MARY LOUISE KELLY, HOST:
In Poland, climate negotiators from around the world are meeting to figure out how to keep greenhouse gases out of the atmosphere. The task looks harder than ever. As NPR's Christopher Joyce reports, new research shows emissions are getting worse.
CHRISTOPHER JOYCE, BYLINE: For three years, the news about global emissions of the biggest greenhouse gas, carbon dioxide, was pretty good. They were leveling off. But then they started to rise again in 2017, and they're still going up. Rob Jackson is a climate researcher at Stanford University.
ROB JACKSON: Last year, we thought it was a blip or could be a blip, but it isn't. This year, we're up again, the second year in a row. And emissions are rising.
JOYCE: The slowdown and then the uptick are largely the result of what's been happening in China.

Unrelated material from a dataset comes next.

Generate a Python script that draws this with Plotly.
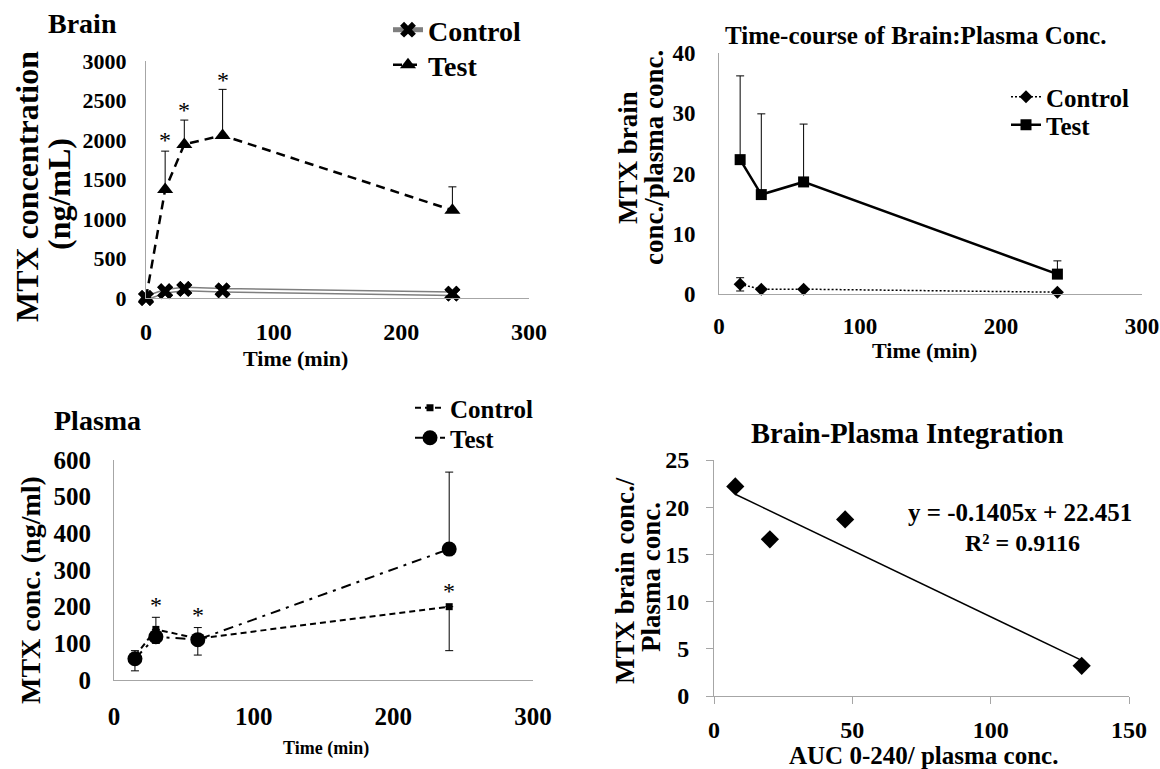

JACKSON: Their economy has been slowing a bit.
JOYCE: Which is one reason emissions stalled. But now...
JACKSON: The government is trying to boost growth. And they're green-lighting some coal projects that had been on hold.
JOYCE: India is also using a lot more coal as the government tries to bring electricity to millions who don't have it. Writing in the journal Environmental Research Letters, Jackson notes that Americans are using way less coal now. But like most everyone else in the world, they're using a lot more of another kind of fossil fuel.
JACKSON: It's cheap gasoline. We're buying bigger cars, and we're driving more miles per vehicle.
JOYCE: Another hurdle reported in the journal Nature this week - China is cleaning up its air pollution. That sounds great for pollution-weary Chinese citizens. But some of that air pollution actually cools the atmosphere. It blocks out solar radiation. Less pollution ironically could mean more warming. Some climate experts meeting in Poland are eager to point to successes rather than a looming carbon apocalypse, like Corinne La Quere from the University of East Anglia in Great Britain. She says take a look at clean energy growth.
CORINNE LA QUERE: Particularly solar and wind power. There has been investment by governments and by businesses in wind and solar energy, and these investments have driven down the cost.
JOYCE: Down to where renewable energy can compete with coal for new power plants. But renewable energy is far from replacing fossil fuels, and negotiators in Poland just got a rude reminder of how hard that will be. In France, a proposed tax on gasoline meant to cut consumption caused widespread rioting. The French government quickly put that idea on ice. Christopher Joyce, NPR News.